Long ago, I found myself homeless. Do you know that when you’re homeless, you have to make sure you get to the dumpster behind Ralph’s before the other homeless people if you want to get the best garbage for dinner? It’s true. And Kentucky Fried Chicken, at least where I was at the time, throws away the unsold chicken at the end of the day, but they put it in a double paper bag on top of the dumpster. The dumpster does happen to sit inside a locked fence, but no one will call the cops on you for jumping it. I think that’s kind of them.
There we were, living in a campsite, and our “neighbors” were other homeless people, living in campsites. Then summertime came and tourists took all the campsites, and so we were living in the car in the back of the Denny’s parking lot, and we had neighbors there, too! I used to get up in the morning and go to the gas station bathroom to get ready for work, and I shared the sink with another homeless lady who was getting ready for work. We both had kids that we had to take to school first. It was surreal. Then the car broke down, and I found myself and my family walking around all day and crashing wherever there was shelter at night. There were a whole bunch of other people doing the same thing, whole families with kids and dogs and everything. In fact, we’d give each other tips on safe places. I knew one girl who slept on top of the Taco Bell, with a stolen airline blanket for a bed.

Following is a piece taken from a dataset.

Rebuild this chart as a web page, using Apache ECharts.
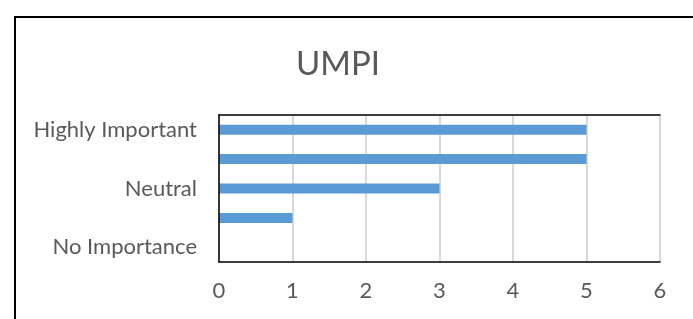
<!DOCTYPE html>
<html>
<head>
<meta charset="utf-8">
<script src="https://cdn.jsdelivr.net/npm/echarts@6/dist/echarts.min.js"></script>
<style>
  html, body { margin: 0; padding: 0; background: #fff; }
  #umpi { width: 693px; height: 319px; }
</style>
</head>
<body>
<div id="umpi"></div>
<script>
// categories bottom to top, the unlabeled ones are blank in the source
var levels = ['No Importance', '', 'Neutral', '', 'Highly Important'];
var counts = [0, 1, 3, 5, 5];
var xTicks = [0, 1, 2, 3, 4, 5, 6];

var myChart = echarts.init(document.getElementById('umpi'));
var textFont = 'Lato';
var option = {
    animation: false,
    title: {
        text: 'UMPI',
        left: 333,
        top: 43,
        textAlign: 'center',
        textStyle: {
            fontFamily: textFont,
            fontSize: 33,
            fontWeight: 'normal',
            color: '#595959'
        }
    },
    graphic: [
        {
            // outer chart-area frame, cropped on the right/bottom
            type: 'rect',
            shape: { x: 15, y: 17, width: 900, height: 500 },
            style: { fill: 'none', stroke: '#000', lineWidth: 2 },
            silent: true
        }
    ],
    grid: {
        left: 219,
        right: 33,
        top: 115,
        bottom: 57
    },
    xAxis: [
        {
            type: 'value',
            min: xTicks[0],
            max: xTicks[xTicks.length - 1],
            interval: 1,
            axisLine: { show: true, lineStyle: { color: '#000', width: 1.5 } },
            axisTick: { show: false },
            splitLine: { show: true, lineStyle: { color: '#d9d9d9', width: 2 } },
            axisLabel: {
                margin: 18,
                fontFamily: textFont,
                fontSize: 22,
                color: '#595959'
            }
        },
        {
            type: 'value',
            position: 'top',
            min: xTicks[0],
            max: xTicks[xTicks.length - 1],
            interval: 1,
            z: 5,
            axisLine: { show: true, lineStyle: { color: '#000', width: 1.5 } },
            axisTick: { show: false },
            splitLine: { show: false },
            axisLabel: { show: false }
        }
    ],
    yAxis: [
        {
            type: 'category',
            data: levels,
            axisLine: { show: false },
            axisTick: { show: false },
            splitLine: { show: false },
            axisLabel: {
                interval: 0,
                margin: 22,
                fontFamily: textFont,
                fontSize: 22,
                color: '#595959'
            }
        },
        {
            type: 'category',
            position: 'right',
            data: levels,
            z: 5,
            axisLine: { show: true, lineStyle: { color: '#000', width: 1.5 } },
            axisTick: { show: false },
            axisLabel: { show: false }
        }
    ],
    series: [
        {
            name: 'UMPI',
            type: 'bar',
            barWidth: 10,
            itemStyle: { color: '#5b9bd5' },
            data: counts
        }
    ]
};
myChart.setOption(option);
</script>
</body>
</html>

We were invisible, all of us, an entire community no one could see. That was why I’d never known there were so many. I couldn’t see them until I was one of them. And you know what’s sad? I can’t see them any more. Does like only attract like? Or am I wearing invisible blinders?
What does this have to do with Scott’s prompt? Nothing! I’m just observing, and writing it down while I’m at it. Isn’t that what writing is?